Continental responds that Rule 30(b)(6) testimony on how its loss reserves may have changed after this litigation was filed is irrelevant and reflects nothing more than the mental impressions and litigation strategies of Continental's lawyers, protected by the attorney-client privilege and the work product doctrine. In his Affidavit filed in support of Continental's objection, Mr. Barrick explains that once property insurance claims become the subject of coverage litigation, Continental may increase or decrease loss reserve sums in order to address litigation developments that may have taken place or may take place in the future, based on Continental's litigation strategy, information obtained in discovery, the potential for settlement, and the possibility of a favorable or unfavorable judgment. (Def. Br., Ex. B, ¶ 5). He further explains that, in evaluating whether to increase or decrease loss reserves after litigation begins, Continental generally takes into account the confidential advice and work product of the attorneys retained to represent Continental in the litigation. Id. at ¶ 6. Continental's attorneys generally report litigation developments and legal analysis to Continental in confidential attorney-client communications. Id. The advice, analysis, and recommendations of the attorneys are discussed by Continental management, who take into account the confidential attorney-client communications in considering whether and how to increase or decrease loss reserves. Id. Mr. Barrick explains that, consistent with its usual practices, in this case Continental evaluated whether to increase or decrease loss reserves in connection with this case in order to address litigation developments that have taken place or may take place in the future based on Continental's litigation strategy, information obtained during discovery, the potential for settlement, and the possibility of a favorable or unfavorable judgment. Id. ¶ 9.
The Court finds that any change in the loss reserves since the lawsuit was filed, and, more specifically since G&S produced additional discovery in 2012, would not provide an identifiable correlation between Continental's knowledge at the time of any changes (or lack of changes) to the loss reserve during this litigation and the knowledge that Continental had during the claim adjustment process prior to this lawsuit when loss reserves were first established. Multiple factors affect the adjustment of loss reserves during the course of litigation in addition to information obtained during discovery, such as litigation strategy, the potential for settlement, developments in the litigation, and the possibility of a favorable or unfavorable judgment.
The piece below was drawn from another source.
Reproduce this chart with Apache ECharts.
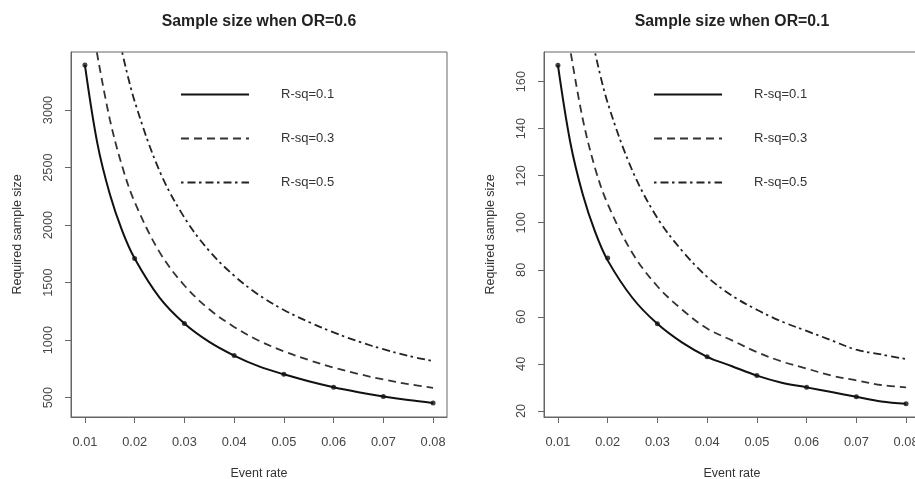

G&S has offered no explanation of how the movement of the loss reserves could lead to admissible evidence.
Moreover, G&S already has the information it needs for an analysis of what Continental knew during the claim adjustment process and then later during this litigation and in 2012. Over the course of several discovery motions since the discovery deadline was extended in relation to Continental's Counterclaim, the Court has granted G&S wide latitude to conduct discovery regarding the information and documents that Continental received during the initial claims process even though discovery on G&S's Complaint for bad faith had closed. Continental has responded to G&S's requests for production of documents, producing all nonprivileged documents contained in its claim file, in the file of Matson, Driscoll & Damico, and all the documents it had received from third parties HIG Capital, Hylant Group, Langford Construction, MJ Insurance, Periculum Capital, and World Claim. Continental has responded to interrogatories regarding when it received information, and the depositions of Joe Nelepa, Jack Conrad, Hoe Hunnius, Kevin Callahan, and Mr. Barrick addressed this topic. Also, the topic of "what Continental knew and when" can be further explored in the continuation of Mr. Barrick's deposition. G&S has not demonstrated that the purported "timeline" based on the moving value of the loss reserves would reveal any additional information that G&S does not already have. Given the numerous factors that go into a loss reserves calculation, the causal relationship between the loss reserves and G&S' production in 2012 would be tenuous at best.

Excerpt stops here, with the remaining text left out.